Radio Veronica was an offshore radio station that began broadcasting in 1960, and broadcast from offshore for over fourteen years. It was set up by independent radio, TV and household electrical retailers in the Netherlands to stimulate the sales of radio receivers by providing an alternative to the Netherlands state-licensed stations in Hilversum.
Broadcasts began on 21 April 1960. The station announced itself as VRON (Vrije Radio Omroep Nederland; Free Radio Station (the ) Netherlands) but changed to Radio Veronica, after the poem "Het Zwarte Schaap Veronica" — The Black Sheep Veronica — by the children's poet Annie M. G. Schmidt.
After the station's closure, some of its staff applied for a broadcasting licence and continued as a legal organisation with the same name.
The original Radio Veronica became the most popular station in the Netherlands. It broadcast from a former lightship ''Borkum Riff'' anchored off the Dutch coastline. The ship was fitted with a horizontal antenna between the fore and aft masts, fed by a one-kilowatt transmitter. Most of its programmes were recorded in a studio on the Zeedijk in Hilversum. At the end of the 1960s the studios and offices moved to bigger premises on the Utrechtseweg in Hilversum. Initially advertisers were reluctant to buy airtime, but those that did reported increases in sales and gradually the station's revenue improved.

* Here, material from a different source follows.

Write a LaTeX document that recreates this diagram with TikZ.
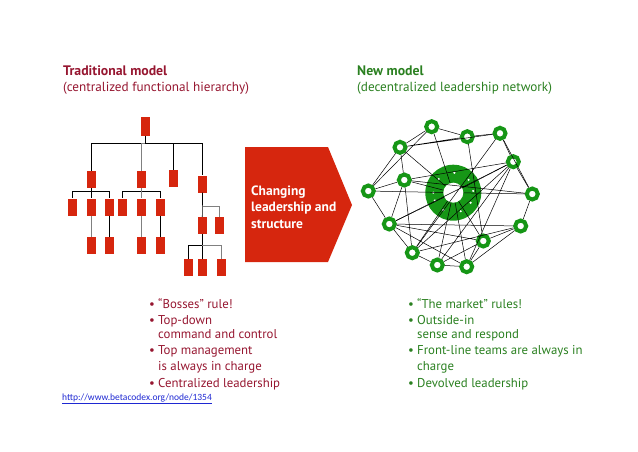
\documentclass[tikz,border=0pt]{standalone}
\usepackage{fontspec}
\setmainfont{PT Sans}
\newfontfamily\urlfont{Carlito}
\usetikzlibrary{positioning}
\definecolor{boxred}{RGB}{214,38,14}
\definecolor{oldred}{RGB}{150,22,48}
\definecolor{newgreen}{RGB}{42,128,32}
\definecolor{netgreen}{RGB}{22,150,22}
\definecolor{linkblue}{RGB}{30,40,210}
\tikzset{
  post/.style={fill=boxred,minimum width=9pt,minimum height=17pt,inner sep=0pt},
  wire/.style={line width=0.7pt},
  greywire/.style={line width=0.7pt,gray},
  team/.style={circle,draw=netgreen,line width=4pt,fill=white,minimum size=11pt,inner sep=0pt},
  tie/.style={line width=0.5pt},
  heading/.style={anchor=base west,inner sep=0pt,font=\fontsize{13.8}{16}\selectfont\bfseries},
  subheading/.style={anchor=base west,inner sep=0pt,font=\fontsize{13.2}{16}\selectfont},
  point/.style={anchor=base west,inner sep=0pt,font=\fontsize{12.8}{15}\selectfont},
}
\begin{document}
\begin{tikzpicture}[x=1pt,y=-1pt]
\useasboundingbox (0,0) rectangle (638,451);

% Headings
\node[heading,oldred] (oldtitle) at (63,75) {Traditional model};
\node[subheading,oldred] (oldsub) at (63,91) {(centralized functional hierarchy)};
\node[heading,newgreen] (newtitle) at (357,75) {New model};
\node[subheading,newgreen] (newsub) at (357,91) {(decentralized leadership network)};

% Hierarchy (left)
\node[post,minimum height=19pt] (boss) at (145.5,126.5) {};
\node[post] (m1) at (91.5,179.5) {};
\node[post] (m2) at (141.7,179.5) {};
\node[post] (m3) at (173.8,178.5) {};
\node[post] (m4) at (202.5,184) {};
\node[post] (a1) at (72.3,207) {};
\node[post] (a2) at (91,207) {};
\node[post] (a3) at (109.3,207) {};
\node[post] (b1) at (122.7,207) {};
\node[post] (b2) at (141.7,207) {};
\node[post] (b3) at (160,207) {};
\node[post] (a2x) at (91,245.5) {};
\node[post] (a3x) at (109.3,245.5) {};
\node[post] (b2x) at (141.7,245.5) {};
\node[post] (b3x) at (160,245.5) {};
\node[post] (c1) at (202.3,225.5) {};
\node[post] (c2) at (219.7,225.5) {};
\node[post] (d1) at (188.3,267.5) {};
\node[post] (d2) at (202.3,267.5) {};
\node[post] (d3) at (221.7,267.5) {};

\draw[wire] (boss.south) -- ++(0,7) -| (m1.north);
\draw[greywire] (boss.south) ++(0,7) -| (m2.north);
\draw[wire] (boss.south) -- ++(0,7) -| (m3.north);
\draw[wire] (boss.south) -- ++(0,7) -| (m4.north);
\draw[wire] (m1.south) -- ++(0,3) -| (a1.north);
\draw[wire] (m1.south) -- ++(0,3) -| (a2.north);
\draw[wire] (m1.south) -- ++(0,3) -| (a3.north);
\draw[wire] (m2.south) -- ++(0,3) -| (b1.north);
\draw[wire] (m2.south) -- ++(0,3) -| (b3.north);
\draw[greywire] (m2) -- (b2);
\draw[greywire] (a2) -- (a2x);
\draw[wire] (a3) -- (a3x);
\draw[greywire] (b2) -- (b2x);
\draw[wire] (b3) -- (b3x);
\draw[wire] (m4) -- (c1);
\draw[greywire] (m4.south) ++(0,14) -| (c2.north);
\draw[wire] (c1.south) -- ++(0,10.7) -| (d1.north);
\draw[wire] (c1) -- (d2);
\draw[greywire] (c1.south) ++(0,10.7) -| (d3.north);

% Change arrow
\fill[boxred] (245,147) -- (328,147) -- (352,205) -- (328,262) -- (245,262) -- cycle;
\node[anchor=west,align=left,white,inner sep=0pt,
  font=\fontsize{13.5}{16.5}\selectfont\bfseries] (shift) at (251,207)
  {Changing\\leadership and\\structure};

% Network (right)
\node[circle,fill=netgreen,minimum size=56pt,inner sep=0pt] (hub) at (453.3,192.7) {};
\node[circle,fill=white,minimum size=20pt,inner sep=0pt] (core) at (hub) {};
\foreach \ang in {87,40,5,-30,-68,-120,-157,180,137}
  \fill[white] (hub) ++(\ang:20pt) circle (1.2);

\node[team] (t1) at (431.7,126.7) {};
\node[team] (t2) at (467.3,136.7) {};
\node[team] (t3) at (500,133.3) {};
\node[team] (t4) at (400,147.3) {};
\node[team] (t5) at (513.3,161.7) {};
\node[team] (t6) at (404.3,180) {};
\node[team] (t7) at (368.3,191) {};
\node[team] (t8) at (532.3,194) {};
\node[team] (t9) at (389.3,224) {};
\node[team] (t10) at (520.7,226) {};
\node[team] (t11) at (483.3,241) {};
\node[team] (t12) at (412.3,252.7) {};
\node[team] (t13) at (437.3,265) {};
\node[team] (t14) at (466.7,266.7) {};

% outer ring
\draw[tie] (t1) -- (t2) (t2) -- (t3) (t3) -- (t5) (t5) -- (t8) (t8) -- (t10)
  (t10) -- (t11) (t10) -- (t14) (t14) -- (t13) (t13) -- (t12) (t12) -- (t9)
  (t9) -- (t7) (t7) -- (t4) (t4) -- (t1) (t11) -- (t14);
% cross links
\draw[tie] (t7) -- (t1) (t7) -- (t6) (t4) -- (t2) (t4) -- (t3) (t4) -- (t6)
  (t6) -- (t5) (t6) -- (t9) (t6) -- (t12) (t6) -- (t8) (t2) -- (t11)
  (t3) -- (t8) (t3) -- (t12) (t5) -- (t9) (t5) -- (t13) (t5) -- (t14)
  (t5) -- (t12) (t9) -- (t10) (t9) -- (t11) (t9) -- (t14) (t12) -- (t10)
  (t13) -- (t11);
% links into the core
\draw[tie] (core) -- (t7) (core) -- (t8) (core) -- (t6) (core) -- (t1)
  (core) -- (t4) (core) -- (t5) (core) -- (t9) (core) -- (t12)
  (core) -- (t13) (core) -- (t14) (core) -- (t11);

% Bullet lists
\node[point,oldred] (l1) at (158,308) {“Bosses” rule!};
\node[point,oldred] (l2) at (158,324) {Top-down};
\node[point,oldred] (l2b) at (158,338) {command and control};
\node[point,oldred] (l3) at (158,354) {Top management};
\node[point,oldred] (l3b) at (158,370) {is always in charge};
\node[point,oldred] (l4) at (158,387) {Centralized leadership};
\foreach \n in {l1,l2,l3,l4}
  \node[point,oldred,anchor=base east] at ([xshift=-3pt]\n.base west) {•};

\node[point,newgreen] (r1) at (417,308) {“The market” rules!};
\node[point,newgreen] (r2) at (417,324) {Outside-in};
\node[point,newgreen] (r2b) at (417,338) {sense and respond};
\node[point,newgreen] (r3) at (417,354) {Front-line teams are always in};
\node[point,newgreen] (r3b) at (417,370) {charge};
\node[point,newgreen] (r4) at (417,387) {Devolved leadership};
\foreach \n in {r1,r2,r3,r4}
  \node[point,newgreen,anchor=base east] at ([xshift=-3pt]\n.base west) {•};

% Source
\node[anchor=base west,inner sep=0pt,linkblue,font=\urlfont\fontsize{9.5}{11}\selectfont]
  (source) at (62,400) {\underline{http://www.betacodex.org/node/1354}};
\end{tikzpicture}
\end{document}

For a short time the station also ran an English language service under the call letters CNBC (Commercial Neutral Broadcasting Company). Although short-lived, CNBC was presented by professional broadcasters who were able to give invaluable technical advice to Veronica's Dutch staff.
==Expansion and competition==
The station faced its first serious competition in 1964 when Radio Noordzee and ''TV Noordzee'' began broadcasting from the REM Island, an artificial structure. The Dutch government passed a law banning broadcasts from such structures and raided the REM Island, but left Veronica alone because of its popularity.

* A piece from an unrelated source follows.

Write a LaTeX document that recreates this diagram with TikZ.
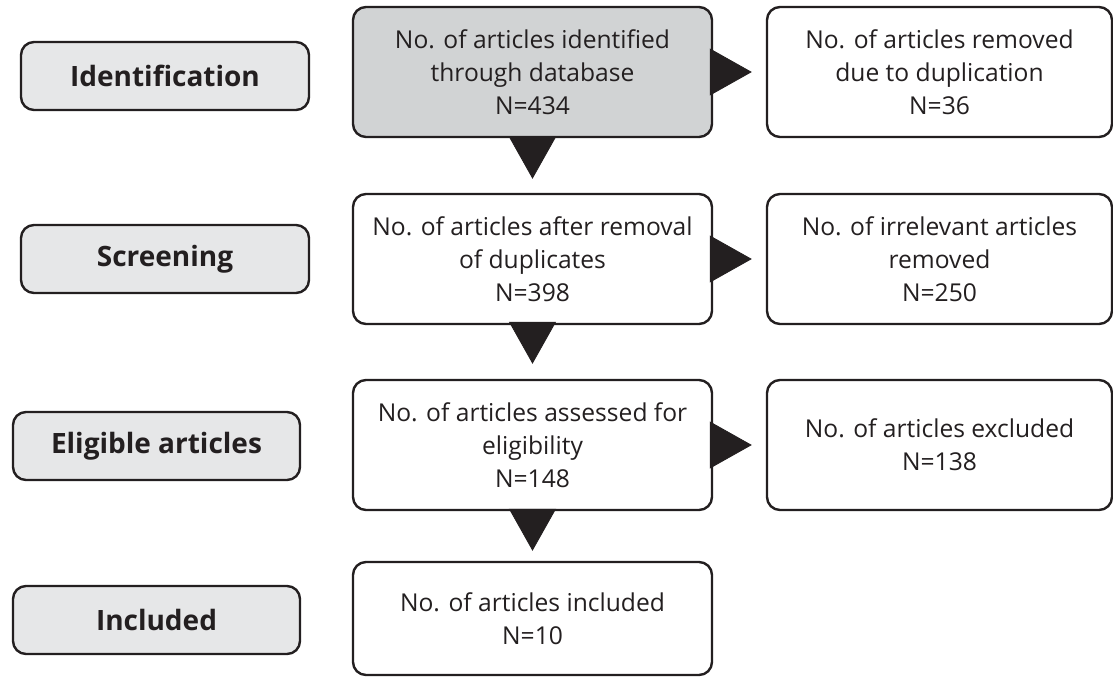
\documentclass[tikz,border=0pt]{standalone}
\usepackage{fontspec}
\setmainfont{Open Sans}
\usepackage{tikz}
\usetikzlibrary{arrows.meta,positioning}
\definecolor{encre}{RGB}{35,31,32}
\definecolor{grisclair}{RGB}{230,231,232}
\definecolor{grismoyen}{RGB}{209,211,212}
\tikzset{
  boite/.style={draw=encre,line width=1.2pt,rounded corners=6.5pt,fill=white,text=encre,
    align=center,inner sep=0pt,font=\fontsize{12.3}{16.5}\selectfont},
  centre/.style={boite,minimum width=179.5pt,minimum height=65pt},
  retrait/.style={boite,minimum width=172.5pt,minimum height=65pt},
  phase/.style={boite,fill=grisclair,minimum width=144pt,minimum height=34pt,
    font=\fontsize{14}{16}\selectfont\bfseries},
  fleche/.style={encre,line width=0.4pt,shorten >=7pt,
    -{Triangle[width=23.5pt 0,length=21pt 0]}}
}
\begin{document}
\begin{tikzpicture}[x=0.5pt,y=-0.5pt]
\useasboundingbox (0,0) rectangle (1113,676);
\node[phase] (ident) at (165,76) {Identification};
\node[phase] (tri) at (165,259) {Screening};
\node[phase,minimum width=143.5pt] (elig) at (156.5,446) {Eligible articles};
\node[phase,minimum width=143.5pt] (incl) at (156.5,620) {Included};
\node[centre,fill=grismoyen] (base) at (532.5,72) {No. of articles identified\\through database\\N=434};
\node[centre] (doublons) at (532.5,259) {No. of articles after removal\\of duplicates\\N=398};
\node[centre] (evalues) at (532.5,445) {No. of articles assessed for\\eligibility\\N=148};
\node[centre,minimum height=56.5pt] (inclus) at (532.5,618.5) {No. of articles included\\N=10};
\node[retrait] (dupl) at (939.5,72) {No. of articles removed\\due to duplication\\N=36};
\node[retrait] (hors) at (939.5,259) {No. of irrelevant articles\\removed\\N=250};
\node[retrait] (exclus) at (939.5,445) {No. of articles excluded\\N=138};
\draw[fleche] (base) -- (doublons);
\draw[fleche,shorten >=7.5pt] (doublons) -- (evalues);
\draw[fleche,shorten >=5pt] (evalues) -- (inclus);
\draw[fleche] (base) -- (dupl);
\draw[fleche] (doublons) -- (hors);
\draw[fleche] (evalues) -- (exclus);
\end{tikzpicture}
\end{document}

In August 1964 the station acquired a new ship, a converted fishing trawler named ''MV Norderney'', and equipped it with a more efficient antenna and a 10-kilowatt transmitter, as well as an anchor designed to keep it correctly oriented. The ''Norderney'' took over Veronica's broadcasts in November that year and the ''Borkum Riff'' was sold for scrap.
During 1965 the station was influenced by English-language pirates like Radio London and adopted a faster format with jingles. When another UK pirate, Swinging Radio England, went bankrupt it was briefly replaced by two Dutch-language successors, Radio Dolfijn and then Radio 227, which targeted Veronica's audiences, but competition was short-lived because of the British Marine Offences Act which closed most of the British stations by August 1967.